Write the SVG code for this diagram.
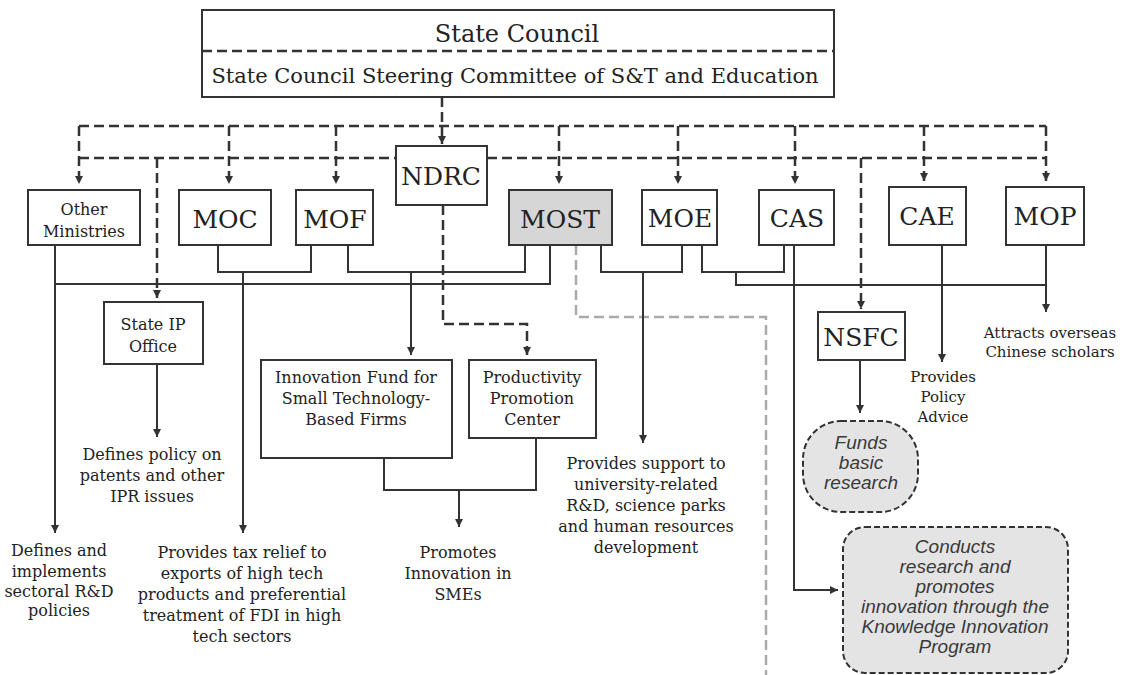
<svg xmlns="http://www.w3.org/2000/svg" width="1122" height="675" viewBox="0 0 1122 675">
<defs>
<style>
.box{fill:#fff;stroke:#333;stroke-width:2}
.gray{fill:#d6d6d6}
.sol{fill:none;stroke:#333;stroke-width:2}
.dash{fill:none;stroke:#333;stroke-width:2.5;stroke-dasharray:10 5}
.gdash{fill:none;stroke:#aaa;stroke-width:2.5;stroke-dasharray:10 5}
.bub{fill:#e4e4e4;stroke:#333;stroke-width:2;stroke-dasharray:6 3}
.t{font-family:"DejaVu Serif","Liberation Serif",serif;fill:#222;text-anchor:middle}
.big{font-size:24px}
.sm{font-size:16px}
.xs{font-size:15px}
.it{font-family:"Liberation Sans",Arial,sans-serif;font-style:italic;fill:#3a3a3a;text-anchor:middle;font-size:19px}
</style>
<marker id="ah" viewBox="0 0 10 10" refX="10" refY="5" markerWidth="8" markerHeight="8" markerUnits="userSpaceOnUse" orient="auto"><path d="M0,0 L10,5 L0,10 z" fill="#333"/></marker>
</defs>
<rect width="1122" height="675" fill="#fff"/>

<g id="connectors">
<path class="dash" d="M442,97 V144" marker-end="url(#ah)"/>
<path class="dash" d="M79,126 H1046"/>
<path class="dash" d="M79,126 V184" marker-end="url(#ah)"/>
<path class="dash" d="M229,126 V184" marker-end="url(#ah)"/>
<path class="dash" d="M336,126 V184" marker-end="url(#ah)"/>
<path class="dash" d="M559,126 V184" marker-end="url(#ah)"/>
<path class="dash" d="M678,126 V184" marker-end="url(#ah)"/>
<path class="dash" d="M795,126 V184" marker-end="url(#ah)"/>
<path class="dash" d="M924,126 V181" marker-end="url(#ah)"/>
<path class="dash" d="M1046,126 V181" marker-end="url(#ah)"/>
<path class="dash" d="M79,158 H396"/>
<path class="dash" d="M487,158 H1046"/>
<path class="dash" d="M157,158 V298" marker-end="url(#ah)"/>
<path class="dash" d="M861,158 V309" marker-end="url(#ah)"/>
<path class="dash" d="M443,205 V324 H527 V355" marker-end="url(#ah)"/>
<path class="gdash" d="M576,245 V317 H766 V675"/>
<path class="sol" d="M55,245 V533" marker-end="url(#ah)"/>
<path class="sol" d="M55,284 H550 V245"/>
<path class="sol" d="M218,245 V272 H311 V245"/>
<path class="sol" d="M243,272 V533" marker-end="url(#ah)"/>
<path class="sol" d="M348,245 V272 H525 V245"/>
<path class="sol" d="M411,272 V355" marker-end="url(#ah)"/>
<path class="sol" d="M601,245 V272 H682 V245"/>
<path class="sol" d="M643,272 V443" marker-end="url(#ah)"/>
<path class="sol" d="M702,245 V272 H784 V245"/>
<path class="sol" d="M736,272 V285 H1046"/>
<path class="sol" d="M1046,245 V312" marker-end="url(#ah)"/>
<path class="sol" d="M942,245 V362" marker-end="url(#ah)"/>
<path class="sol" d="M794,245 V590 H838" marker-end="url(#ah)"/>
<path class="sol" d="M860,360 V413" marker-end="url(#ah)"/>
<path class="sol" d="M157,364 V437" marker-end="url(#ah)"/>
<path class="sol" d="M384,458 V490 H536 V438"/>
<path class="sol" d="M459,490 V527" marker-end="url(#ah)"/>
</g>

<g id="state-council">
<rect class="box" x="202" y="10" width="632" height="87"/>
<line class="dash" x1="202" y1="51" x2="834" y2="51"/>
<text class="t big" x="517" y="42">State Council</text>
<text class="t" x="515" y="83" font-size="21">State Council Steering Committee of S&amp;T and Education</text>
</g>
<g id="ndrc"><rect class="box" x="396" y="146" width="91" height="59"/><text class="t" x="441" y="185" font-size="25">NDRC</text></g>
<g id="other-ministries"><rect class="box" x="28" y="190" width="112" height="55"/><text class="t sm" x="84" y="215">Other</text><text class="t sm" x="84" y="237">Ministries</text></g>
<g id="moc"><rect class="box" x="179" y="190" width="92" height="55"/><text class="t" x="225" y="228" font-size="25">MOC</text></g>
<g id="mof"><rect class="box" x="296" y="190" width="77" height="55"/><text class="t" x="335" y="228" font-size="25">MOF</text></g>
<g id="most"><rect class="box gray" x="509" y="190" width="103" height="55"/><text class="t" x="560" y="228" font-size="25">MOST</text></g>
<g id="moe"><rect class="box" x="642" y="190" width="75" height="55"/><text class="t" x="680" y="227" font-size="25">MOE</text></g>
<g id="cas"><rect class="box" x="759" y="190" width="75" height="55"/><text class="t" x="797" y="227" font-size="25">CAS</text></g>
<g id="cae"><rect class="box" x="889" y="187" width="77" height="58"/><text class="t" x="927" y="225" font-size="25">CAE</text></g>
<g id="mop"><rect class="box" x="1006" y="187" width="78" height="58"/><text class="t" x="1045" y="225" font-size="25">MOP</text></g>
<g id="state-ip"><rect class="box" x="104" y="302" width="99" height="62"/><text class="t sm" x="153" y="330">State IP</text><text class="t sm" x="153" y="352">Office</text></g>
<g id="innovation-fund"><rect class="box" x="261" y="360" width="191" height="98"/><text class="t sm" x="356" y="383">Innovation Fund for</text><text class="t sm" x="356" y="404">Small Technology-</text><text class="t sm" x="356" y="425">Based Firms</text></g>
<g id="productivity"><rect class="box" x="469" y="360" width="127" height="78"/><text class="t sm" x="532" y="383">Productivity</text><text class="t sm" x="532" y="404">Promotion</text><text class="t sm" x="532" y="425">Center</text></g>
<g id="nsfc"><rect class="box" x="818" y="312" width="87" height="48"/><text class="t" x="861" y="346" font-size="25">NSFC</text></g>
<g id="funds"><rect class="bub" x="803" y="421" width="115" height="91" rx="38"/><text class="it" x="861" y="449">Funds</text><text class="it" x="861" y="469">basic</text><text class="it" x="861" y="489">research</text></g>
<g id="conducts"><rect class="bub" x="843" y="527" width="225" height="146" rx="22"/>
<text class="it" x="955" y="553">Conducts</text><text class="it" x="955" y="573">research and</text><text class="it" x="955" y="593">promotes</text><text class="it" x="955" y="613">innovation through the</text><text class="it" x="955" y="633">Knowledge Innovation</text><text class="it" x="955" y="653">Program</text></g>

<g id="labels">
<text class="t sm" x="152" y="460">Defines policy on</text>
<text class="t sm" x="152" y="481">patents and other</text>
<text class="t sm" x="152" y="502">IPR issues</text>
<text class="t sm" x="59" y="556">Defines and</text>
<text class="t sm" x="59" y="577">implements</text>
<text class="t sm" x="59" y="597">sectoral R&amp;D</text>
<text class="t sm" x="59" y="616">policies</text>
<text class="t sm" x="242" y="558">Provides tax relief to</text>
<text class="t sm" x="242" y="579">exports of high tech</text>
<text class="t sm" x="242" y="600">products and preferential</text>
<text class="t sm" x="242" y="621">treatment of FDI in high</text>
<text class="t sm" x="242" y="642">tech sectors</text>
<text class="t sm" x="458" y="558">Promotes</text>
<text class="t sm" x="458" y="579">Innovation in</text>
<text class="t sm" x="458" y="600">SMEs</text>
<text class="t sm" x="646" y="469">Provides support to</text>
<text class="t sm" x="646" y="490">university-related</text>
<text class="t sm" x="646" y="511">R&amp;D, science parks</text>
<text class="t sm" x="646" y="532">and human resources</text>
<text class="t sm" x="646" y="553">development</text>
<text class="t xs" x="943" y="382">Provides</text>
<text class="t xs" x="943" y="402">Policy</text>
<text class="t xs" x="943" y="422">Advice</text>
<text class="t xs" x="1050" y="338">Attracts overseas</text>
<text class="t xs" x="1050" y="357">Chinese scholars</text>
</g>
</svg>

:: Aim ::
From start to finish, output the listing exactly, but omit its pictures.

:: Written solution ::
Write the SVG code for this diagram.
<svg xmlns="http://www.w3.org/2000/svg" width="1122" height="675" viewBox="0 0 1122 675">
<defs>
<style>
.box{fill:#fff;stroke:#333;stroke-width:2}
.gray{fill:#d6d6d6}
.sol{fill:none;stroke:#333;stroke-width:2}
.dash{fill:none;stroke:#333;stroke-width:2.5;stroke-dasharray:10 5}
.gdash{fill:none;stroke:#aaa;stroke-width:2.5;stroke-dasharray:10 5}
.bub{fill:#e4e4e4;stroke:#333;stroke-width:2;stroke-dasharray:6 3}
.t{font-family:"DejaVu Serif","Liberation Serif",serif;fill:#222;text-anchor:middle}
.big{font-size:24px}
.sm{font-size:16px}
.xs{font-size:15px}
.it{font-family:"Liberation Sans",Arial,sans-serif;font-style:italic;fill:#3a3a3a;text-anchor:middle;font-size:19px}
</style>
<marker id="ah" viewBox="0 0 10 10" refX="10" refY="5" markerWidth="8" markerHeight="8" markerUnits="userSpaceOnUse" orient="auto"><path d="M0,0 L10,5 L0,10 z" fill="#333"/></marker>
</defs>
<rect width="1122" height="675" fill="#fff"/>

<g id="connectors">
<path class="dash" d="M442,97 V144" marker-end="url(#ah)"/>
<path class="dash" d="M79,126 H1046"/>
<path class="dash" d="M79,126 V184" marker-end="url(#ah)"/>
<path class="dash" d="M229,126 V184" marker-end="url(#ah)"/>
<path class="dash" d="M336,126 V184" marker-end="url(#ah)"/>
<path class="dash" d="M559,126 V184" marker-end="url(#ah)"/>
<path class="dash" d="M678,126 V184" marker-end="url(#ah)"/>
<path class="dash" d="M795,126 V184" marker-end="url(#ah)"/>
<path class="dash" d="M924,126 V181" marker-end="url(#ah)"/>
<path class="dash" d="M1046,126 V181" marker-end="url(#ah)"/>
<path class="dash" d="M79,158 H396"/>
<path class="dash" d="M487,158 H1046"/>
<path class="dash" d="M157,158 V298" marker-end="url(#ah)"/>
<path class="dash" d="M861,158 V309" marker-end="url(#ah)"/>
<path class="dash" d="M443,205 V324 H527 V355" marker-end="url(#ah)"/>
<path class="gdash" d="M576,245 V317 H766 V675"/>
<path class="sol" d="M55,245 V533" marker-end="url(#ah)"/>
<path class="sol" d="M55,284 H550 V245"/>
<path class="sol" d="M218,245 V272 H311 V245"/>
<path class="sol" d="M243,272 V533" marker-end="url(#ah)"/>
<path class="sol" d="M348,245 V272 H525 V245"/>
<path class="sol" d="M411,272 V355" marker-end="url(#ah)"/>
<path class="sol" d="M601,245 V272 H682 V245"/>
<path class="sol" d="M643,272 V443" marker-end="url(#ah)"/>
<path class="sol" d="M702,245 V272 H784 V245"/>
<path class="sol" d="M736,272 V285 H1046"/>
<path class="sol" d="M1046,245 V312" marker-end="url(#ah)"/>
<path class="sol" d="M942,245 V362" marker-end="url(#ah)"/>
<path class="sol" d="M794,245 V590 H838" marker-end="url(#ah)"/>
<path class="sol" d="M860,360 V413" marker-end="url(#ah)"/>
<path class="sol" d="M157,364 V437" marker-end="url(#ah)"/>
<path class="sol" d="M384,458 V490 H536 V438"/>
<path class="sol" d="M459,490 V527" marker-end="url(#ah)"/>
</g>

<g id="state-council">
<rect class="box" x="202" y="10" width="632" height="87"/>
<line class="dash" x1="202" y1="51" x2="834" y2="51"/>
<text class="t big" x="517" y="42">State Council</text>
<text class="t" x="515" y="83" font-size="21">State Council Steering Committee of S&amp;T and Education</text>
</g>
<g id="ndrc"><rect class="box" x="396" y="146" width="91" height="59"/><text class="t" x="441" y="185" font-size="25">NDRC</text></g>
<g id="other-ministries"><rect class="box" x="28" y="190" width="112" height="55"/><text class="t sm" x="84" y="215">Other</text><text class="t sm" x="84" y="237">Ministries</text></g>
<g id="moc"><rect class="box" x="179" y="190" width="92" height="55"/><text class="t" x="225" y="228" font-size="25">MOC</text></g>
<g id="mof"><rect class="box" x="296" y="190" width="77" height="55"/><text class="t" x="335" y="228" font-size="25">MOF</text></g>
<g id="most"><rect class="box gray" x="509" y="190" width="103" height="55"/><text class="t" x="560" y="228" font-size="25">MOST</text></g>
<g id="moe"><rect class="box" x="642" y="190" width="75" height="55"/><text class="t" x="680" y="227" font-size="25">MOE</text></g>
<g id="cas"><rect class="box" x="759" y="190" width="75" height="55"/><text class="t" x="797" y="227" font-size="25">CAS</text></g>
<g id="cae"><rect class="box" x="889" y="187" width="77" height="58"/><text class="t" x="927" y="225" font-size="25">CAE</text></g>
<g id="mop"><rect class="box" x="1006" y="187" width="78" height="58"/><text class="t" x="1045" y="225" font-size="25">MOP</text></g>
<g id="state-ip"><rect class="box" x="104" y="302" width="99" height="62"/><text class="t sm" x="153" y="330">State IP</text><text class="t sm" x="153" y="352">Office</text></g>
<g id="innovation-fund"><rect class="box" x="261" y="360" width="191" height="98"/><text class="t sm" x="356" y="383">Innovation Fund for</text><text class="t sm" x="356" y="404">Small Technology-</text><text class="t sm" x="356" y="425">Based Firms</text></g>
<g id="productivity"><rect class="box" x="469" y="360" width="127" height="78"/><text class="t sm" x="532" y="383">Productivity</text><text class="t sm" x="532" y="404">Promotion</text><text class="t sm" x="532" y="425">Center</text></g>
<g id="nsfc"><rect class="box" x="818" y="312" width="87" height="48"/><text class="t" x="861" y="346" font-size="25">NSFC</text></g>
<g id="funds"><rect class="bub" x="803" y="421" width="115" height="91" rx="38"/><text class="it" x="861" y="449">Funds</text><text class="it" x="861" y="469">basic</text><text class="it" x="861" y="489">research</text></g>
<g id="conducts"><rect class="bub" x="843" y="527" width="225" height="146" rx="22"/>
<text class="it" x="955" y="553">Conducts</text><text class="it" x="955" y="573">research and</text><text class="it" x="955" y="593">promotes</text><text class="it" x="955" y="613">innovation through the</text><text class="it" x="955" y="633">Knowledge Innovation</text><text class="it" x="955" y="653">Program</text></g>

<g id="labels">
<text class="t sm" x="152" y="460">Defines policy on</text>
<text class="t sm" x="152" y="481">patents and other</text>
<text class="t sm" x="152" y="502">IPR issues</text>
<text class="t sm" x="59" y="556">Defines and</text>
<text class="t sm" x="59" y="577">implements</text>
<text class="t sm" x="59" y="597">sectoral R&amp;D</text>
<text class="t sm" x="59" y="616">policies</text>
<text class="t sm" x="242" y="558">Provides tax relief to</text>
<text class="t sm" x="242" y="579">exports of high tech</text>
<text class="t sm" x="242" y="600">products and preferential</text>
<text class="t sm" x="242" y="621">treatment of FDI in high</text>
<text class="t sm" x="242" y="642">tech sectors</text>
<text class="t sm" x="458" y="558">Promotes</text>
<text class="t sm" x="458" y="579">Innovation in</text>
<text class="t sm" x="458" y="600">SMEs</text>
<text class="t sm" x="646" y="469">Provides support to</text>
<text class="t sm" x="646" y="490">university-related</text>
<text class="t sm" x="646" y="511">R&amp;D, science parks</text>
<text class="t sm" x="646" y="532">and human resources</text>
<text class="t sm" x="646" y="553">development</text>
<text class="t xs" x="943" y="382">Provides</text>
<text class="t xs" x="943" y="402">Policy</text>
<text class="t xs" x="943" y="422">Advice</text>
<text class="t xs" x="1050" y="338">Attracts overseas</text>
<text class="t xs" x="1050" y="357">Chinese scholars</text>
</g>
</svg>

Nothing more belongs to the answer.